P.S. Regarding capabilities: proof verification being dumb and mechanistic doesn't mean proof generation is also the same. (I'm not saying you're making this error, but people might.) It is entirely possible that the capabilities required for proof generation at that level are same as those required to solve humans - hence the open question around whether there exists a notion of "general intelligence".

AI becomes trusted and eventually makes proofs that can't otherwise be verified, makes one or more bad proofs that aren't caught, results used for something important, important thing breaks unexpectedly. 

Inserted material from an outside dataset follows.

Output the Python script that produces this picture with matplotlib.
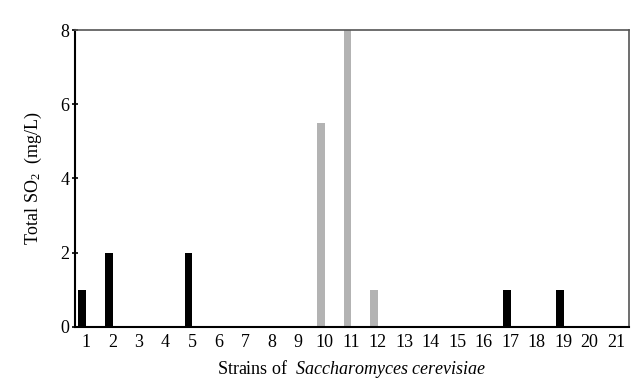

Let's say we limit it further so all proofs have to be verifiable within some reasonable complexity limit. In such a case, we wouldn't need to trust it. What then?

2burmesetheater3mo
Realistically, a complexity limit on practical work may not be imposed if the AI is considered reliable enough and creating proofs too complex to otherwise verify is useful, and it's very difficult to see a complexity limit imposed for theoretical exploration that may end up in practical use. Still in your scenario the same end can be met with a volume problem where the ratio of new AI-generated proofs with important uses is greater than external capability of humans to verify, even in the case that individual AI proofs are in principle verifiable by humans, possibly because of some combination of enhanced productivity and reduced human skill (possibly less incentive to become skilled at proofs if AI seems to do it better).
1Yitz3mo
That seems like a very mild danger compared to risks from other AI models, tbh.